AUGUSTA — Proposals by Republican Gov. Paul LePage to hike the salary of the next governor to $150,000 a year, increase pay for lawmakers and reduce members of the Legislature appeared poised for defeat Thursday.

Lawmakers on the Legislature’s State and Local Government Committee split along party lines in a 5-5 vote after unanimously voting to delete provisions of the bill that would reduce the size of the Legislature by 61 lawmakers.

LePage wants the Legislature to ask Maine voters to amend the state constitution to reduce the size of the House of Representatives from 151 to 100 members, and reduce the Senate from 35 to 25 members. The proposal would cut the Legislature by about a third. In return, lawmakers’ salaries would be increased by 25 percent, moving their average base pay from about $9,000 a year to around $11,000.

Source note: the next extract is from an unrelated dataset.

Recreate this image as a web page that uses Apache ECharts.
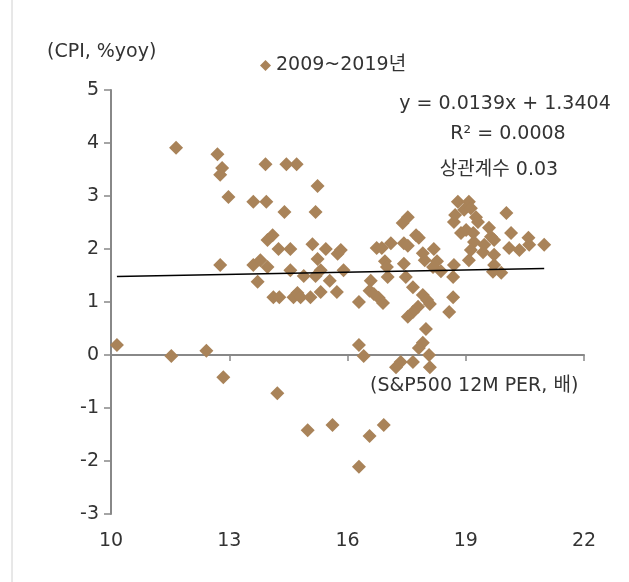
<!DOCTYPE html>
<html>
<head>
<meta charset="utf-8">
<script src="https://cdn.jsdelivr.net/npm/echarts@6/dist/echarts.min.js"></script>
<style>html,body{margin:0;padding:0;background:#fff}#c{width:629px;height:582px}</style>
</head>
<body>
<div id="c"></div>
<script>
// S&P500 12M PER (x) and CPI %yoy (y), 2009~2019
const perValues = [
10.15,11.65,11.53,12.42,12.70,12.82,12.77,12.77,12.85,12.98,
13.61,13.94,13.92,13.61,13.79,13.97,13.72,14.10,13.97,14.22,
14.25,14.12,14.27,14.40,14.45,14.71,14.55,14.55,14.63,14.73,
14.81,14.89,14.99,15.06,15.11,15.19,15.24,15.19,15.24,15.32,
15.32,15.45,15.55,15.62,15.73,15.83,15.75,15.90,16.29,16.29,
16.41,16.29,16.56,16.92,17.40,17.53,17.74,17.81,16.74,16.87,
17.10,17.43,17.53,17.91,17.96,18.19,18.27,18.17,16.95,17.00,
17.43,18.70,18.37,17.02,17.48,18.68,16.59,17.66,16.56,16.67,
16.79,16.90,17.91,18.02,18.09,18.68,17.79,17.66,17.53,18.58,
17.99,17.91,17.81,18.07,17.35,17.23,17.66,18.09,18.80,19.08,
18.96,19.13,18.70,19.26,19.31,20.03,18.88,19.01,19.19,19.21,
19.59,19.64,20.15,20.10,19.13,19.44,19.47,19.72,20.36,20.59,
20.61,20.99,19.72,19.08,19.72,19.90,19.69,18.73
];
const cpiValues = [
0.19,3.91,-0.02,0.08,3.79,3.53,3.40,1.70,-0.42,2.98,
2.89,2.89,3.60,1.70,1.79,1.66,1.38,2.26,2.17,-0.72,
2.00,1.09,1.09,2.70,3.60,3.60,2.00,1.60,1.09,1.17,
1.09,1.49,-1.42,1.09,2.09,2.70,3.19,1.49,1.81,1.60,
1.19,2.00,1.40,-1.32,1.19,1.98,1.91,1.60,1.00,0.19,
-0.02,-2.11,-1.53,-1.32,2.49,2.60,2.26,2.21,2.02,2.02,
2.11,2.11,2.06,1.92,1.79,2.00,1.77,1.66,1.77,1.66,
1.72,1.70,1.58,1.47,1.47,1.47,1.40,1.28,1.21,1.15,
1.08,0.98,1.13,1.04,0.96,1.09,0.91,0.81,0.72,0.81,
0.49,0.23,0.13,0.00,-0.13,-0.23,-0.13,-0.23,2.89,2.89,
2.74,2.77,2.51,2.60,2.51,2.68,2.30,2.36,2.30,2.13,
2.40,2.23,2.30,2.02,1.98,1.94,2.08,2.17,1.98,2.21,
2.08,2.08,1.89,1.79,1.70,1.55,1.57,2.64
];
const xTicks = [10, 13, 16, 19, 22];
const yTicks = [-3, -2, -1, 0, 1, 2, 3, 4, 5];
const trendSlope = 0.0139;
const trendIntercept = 1.3404;
const seriesName = '2009~2019년';
const eqText = 'y = 0.0139x + 1.3404';
const r2Text = 'R² = 0.0008';
const corrText = '상관계수 0.03';

const scatterData = perValues.map((x, i) => [x, cpiValues[i]]);
const xMinData = Math.min(...perValues), xMaxData = Math.max(...perValues);
const trendData = [[xMinData, trendSlope * xMinData + trendIntercept], [xMaxData, trendSlope * xMaxData + trendIntercept]];

const FONT = '"DejaVu Sans", "Noto Sans CJK KR", sans-serif';
const FS = 19;
const TC = '#333333';
const AX = '#888888';
const MK = '#a98359';

const xMin = xTicks[0], xMax = xTicks[xTicks.length - 1];
const yMin = yTicks[0], yMax = yTicks[yTicks.length - 1];

const chart = echarts.init(document.getElementById('c'), null, {renderer: 'canvas'});
chart.setOption({
  animation: false,
  textStyle: {fontFamily: FONT},
  grid: {left: 111, right: 45, top: 90, bottom: 68, containLabel: false},
  legend: {
    data: [{name: seriesName, icon: 'diamond'}],
    left: 255, top: 51, itemWidth: 11, itemHeight: 11, itemGap: 5,
    textStyle: {fontSize: FS, color: TC, fontFamily: FONT}
  },
  xAxis: [{
    // zero line of the x axis (sits on y = 0), ticks pointing down, no labels
    type: 'value', position: 'bottom', min: xMin, max: xMax, interval: 3,
    axisLine: {show: true, onZero: true, lineStyle: {color: AX, width: 2}},
    axisTick: {show: true, inside: false, length: 6, lineStyle: {color: AX, width: 1.5}},
    axisLabel: {show: false}, splitLine: {show: false}
  }, {
    // label axis at the bottom of the plot
    type: 'value', position: 'bottom', min: xMin, max: xMax, interval: 3,
    axisLine: {show: false, onZero: false}, axisTick: {show: false}, splitLine: {show: false},
    axisLabel: {fontSize: FS, color: TC, margin: 18, fontFamily: FONT}
  }],
  yAxis: {
    type: 'value', min: yMin, max: yMax, interval: 1,
    axisLine: {show: true, onZero: false, lineStyle: {color: AX, width: 2}},
    axisTick: {show: true, length: 7, lineStyle: {color: AX, width: 1.5}},
    splitLine: {show: false},
    axisLabel: {fontSize: FS, color: TC, margin: 12, fontFamily: FONT}
  },
  series: [{
    name: seriesName, type: 'scatter', xAxisIndex: 0, data: scatterData, z: 3,
    symbol: 'diamond', symbolSize: 14,
    itemStyle: {color: MK, opacity: 1}
  }, {
    name: 'trend', type: 'line', xAxisIndex: 0, data: trendData, z: 4,
    symbol: 'none', lineStyle: {color: '#000', width: 1.3}, silent: true
  }],
  graphic: [
    {type: 'line', shape: {x1: 12, y1: 0, x2: 12, y2: 582}, style: {stroke: '#d0d0d0', lineWidth: 1}},
    {type: 'text', left: 47, top: 43, style: {text: '(CPI, %yoy)', fontSize: FS, fill: TC, fontFamily: FONT}},
    {type: 'text', x: 505, y: 104, style: {text: eqText, fontSize: FS, fill: TC, fontFamily: FONT, textAlign: 'center', textVerticalAlign: 'middle'}},
    {type: 'text', x: 508, y: 134, style: {text: r2Text, fontSize: FS, fill: TC, fontFamily: FONT, textAlign: 'center', textVerticalAlign: 'middle'}},
    {type: 'text', x: 499, y: 170, style: {text: corrText, fontSize: FS, fill: TC, fontFamily: FONT, textAlign: 'center', textVerticalAlign: 'middle'}},
    {type: 'text', left: 370, top: 377, style: {text: '(S&P500 12M PER, 배)', fontSize: FS, fill: TC, fontFamily: FONT}}
  ]
});
</script>
</body>
</html>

Aaron Chadbourne, a senior policy adviser for LePage, said those changes would make for a more efficient Legislature for which it would be easier to pass legislation. Chadbourne said the pay increase for lawmakers would help attract more qualified candidates.

With three lawmakers absent from the panel Thursday, the final outcome of the vote could change as those lawmakers still have an opportunity to file their votes on the measure.

Majority Democrats on the committee voiced reservations about increasing the governor’s salary from $70,000 a year — the lowest among the 50 states — to more than double that amount, in part because of uncertainty about the impact the change would have on the retirement salaries of five former governors and LePage.

Under state law, the governor’s retirement is set at three-eighths of the amount of a current governor’s salary when the former governor reaches age 60, or upon leaving office. Under that provision, LePage will receive a retirement salary of $26,225.

Staff members for LePage told the committee the retirement amount for LePage and former Govs. John Baldacci, Angus King, Joe Brennan and Ken Curtis would not be changed by increasing the next governor’s salary, but committee members said they wanted official clarification from the Maine Attorney General’s Office.

State Sen. Nate Libby, D-Lewiston, said that under current state law governors, in addition to salary, are given a $35,000-a-year expense account not subject to audit by the Legislature.

“Taken together that’s about $105,000,” Libby said. He said that figure does not include other allowances given to the governor, including the budget for the governor’s mansion, known as the Blaine House, or a food allowance and other funds a governor has available to offset living expenses.

“I think in that context, a low salary is not as low as we may at first understand,” Libby said.  

Beyond that, Libby said, the Legislature was already struggling with finding funding for a number of other priorities.

Among those were pay increases for other state employees including state troopers and public school teachers, he said.

Libby said minimum-wage workers were not being paid enough.

“So to carve out a pay increase for one member of the state government when we have all of those other unfunded issues is for me a reason to vote against this,” Libby said.

Others, however, said the salary increase requested by LePage was not for him but for future governors and they believed Maine’s low pay was “embarrassing” compared to the national average for a governor’s salary of $135,000.

“I think the governor has a tremendous amount of responsibility,” said Rep. Richard Pickett, R-Dixfield, “a lot more than any one of us in this room have and he has stress that we probably can’t even begin to realize.”

Rep. Will Tuell, R-East Machias, also spoke against the measure during a public hearing on the bill.

Tuell said he was opposed to increasing the salary of lawmakers and the governor and to reducing the size of the Legislature because that would further limit the representation and influence rural Mainers have in Augusta.

Both Tuell and Rep. Beth Turner, R-Burlington, said cutting the size of the Legislature would significantly expand the size of their already-large legislative districts.

“It would be a huge mistake,” Tuell said of reducing the size of the Legislature. He also said that for an average Maine worker, $70,000 a year is still a high salary.

But Rep. Larry Dunphy, an independent from Embden and sponsor of the bill, said increasing the governor’s salary would help attract higher-quality candidates to run for the office. Dunphy also noted that Maine last increased the governor’s base salary in 1987 when it jumped from $35,000 a year to the current $70,000 a year.

The 10 highest-paid members of LePage’s current staff all earn at least $10,000 a year more than the governor.

Dunphy said decreasing the size of the Legislature and increasing the size of legislative districts would not limit representation, as communications technology including email and telephones makes it easier for lawmakers to stay in touch with their constituents.

The outcome of the legislation and its final recommendations on the bill will be determined in the days ahead as the three absent committee members, two Democrats and one Republican, cast their votes.